The High Court took the sensible approach that, as it was not yet clear what Brexit might actually mean, they would assume that we would have a  ‘no deal’ UK exit – which was then still a viable option.  While this wasn’t labelled a ‘worst case scenario’, it was considered to be the one which would “most likely to produce an answer that will be helpful to the parties”.

It was agreed that the EMA would be “materially and adversely affected”. However, the Court did not go so far as to say that Brexit would frustrate the lease.

The judge concluded that Brexit was not foreseeable when the lease was signed and the event was ‘seismic’.  But (partly due to the 25 year length of the lease) the Tenant had taken on the risk that circumstances would change.  The EMA could continue to use or dispose of the premises and could continue to pay rent (in that it was not prevented from paying rent by law)

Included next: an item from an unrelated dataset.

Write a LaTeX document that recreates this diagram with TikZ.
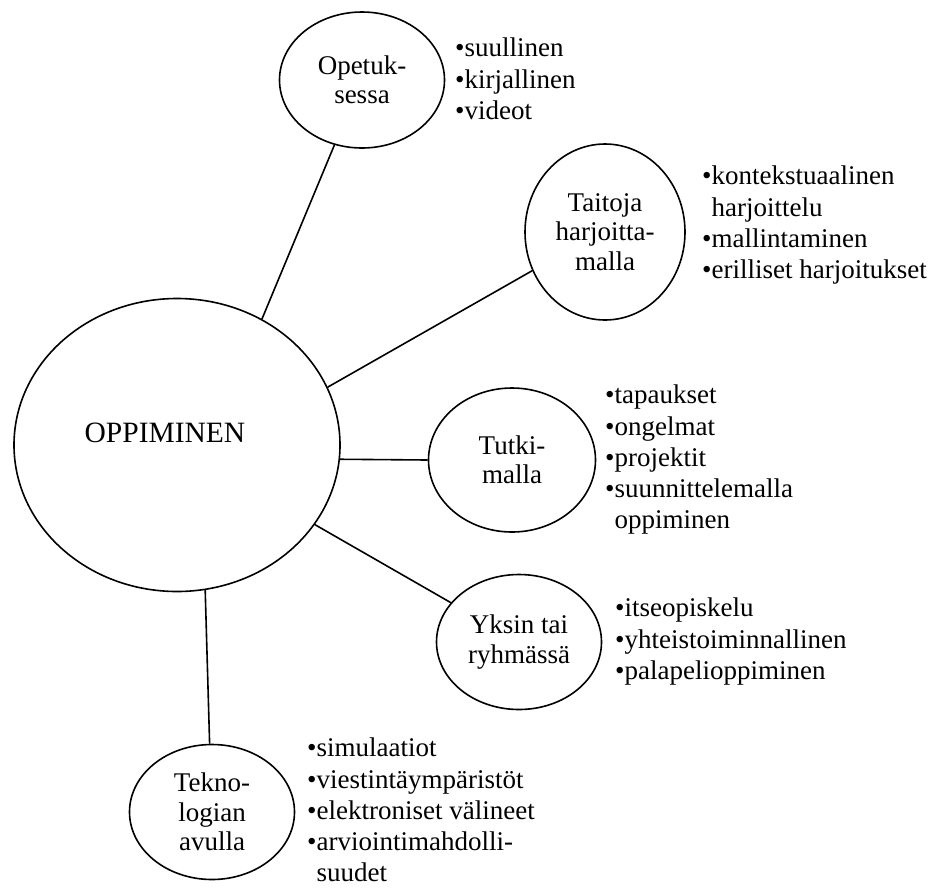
\documentclass[tikz,border=0pt]{standalone}
\usepackage{fontspec}
\setmainfont{Liberation Serif}
\usepackage{tikz}
\usetikzlibrary{shapes.geometric}

\begin{document}
\begin{tikzpicture}[x=1pt,y=-1pt,
    txt/.style={font=\fontsize{27}{29.5}\selectfont},
    oval/.style={draw,ellipse,line width=1.6pt,inner sep=0pt,align=center,txt},
    list/.style={anchor=north west,inner sep=0pt,align=left,font=\fontsize{27}{31.2}\selectfont},
    link/.style={line width=1.6pt}]
    \useasboundingbox (0,0) rectangle (932,887);
    \node[oval,minimum width=326,minimum height=293] (opp) at (177,445) {};
    \node[font=\fontsize{29.5}{32}\selectfont] (opptxt) at (165,433) {OPPIMINEN};
    \node[oval,minimum width=165,minimum height=136] (opet) at (362,80) {Opetuk-\\sessa};
    \node[oval,minimum width=160,minimum height=176] (tait) at (605,232) {Taitoja\\harjoitta-\\malla};
    \node[oval,minimum width=167,minimum height=144] (tut) at (512,460) {Tutki-\\malla};
    \node[oval,minimum width=165,minimum height=135] (yks) at (519,642) {Yksin tai\\ryhmässä};
    \node[oval,minimum width=165,minimum height=135] (tek) at (212,812) {Tekno-\\logian\\avulla};
    \node[list] (opetlist) at (455,38) {•suullinen\\•kirjallinen\\•videot};
    \node[list] (taitlist) at (702,166) {•kontekstuaalinen\\\hphantom{•}harjoittelu\\•mallintaminen\\•erilliset harjoitukset};
    \node[list] (tutlist) at (605,385) {•tapaukset\\•ongelmat\\•projektit\\•suunnittelemalla\\\hphantom{•}oppiminen};
    \node[list] (ykslist) at (615,598) {•itseopiskelu\\•yhteistoiminnallinen\\•palapelioppiminen};
    \node[list] (teklist) at (307,738) {•simulaatiot\\•viestintäympäristöt\\•elektroniset välineet\\•arviointimahdolli-\\\hphantom{•}suudet};
    \draw[link] (opp.56.5) -- (opet.247);
    \draw[link] (opp.21.5) -- (tait.208);
    \draw[link] (opp.-5) -- (tut.west);
    \draw[link] (opp.-30) -- (yks.150);
    \draw[link] (opp.-79) -- (tek.92);
\end{tikzpicture}
\end{document}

It didn’t help EMA’s case that:

  1. The lease did not contain break provisions, although the Court claimed it was reasonably forseeable that there might be some change which would require the Tenant to quit the premises ‘due to circumstances beyond its control’ which might have led the Tenant to insist on a break clause; and
  2. The possibility of EMA leaving the premises by way of assignment or subletting was anticipated. Mr Justice Marcus Smith saw that the lease anticipated that the EMA might (and, as a matter of law, could) ‘entirely divest itself of the Premises’ in that assignment or sub-letting of the whole of the Premises was expressly contemplated and provided for.

Tensions and anxieties are clearly running high as the UK’s future relationship with the EU remains unclear, but on this point we have a definitive ruling from the High Court: frustration due to Brexit can’t be argued in a court of law, so alternative drafting will need to be considered and applied.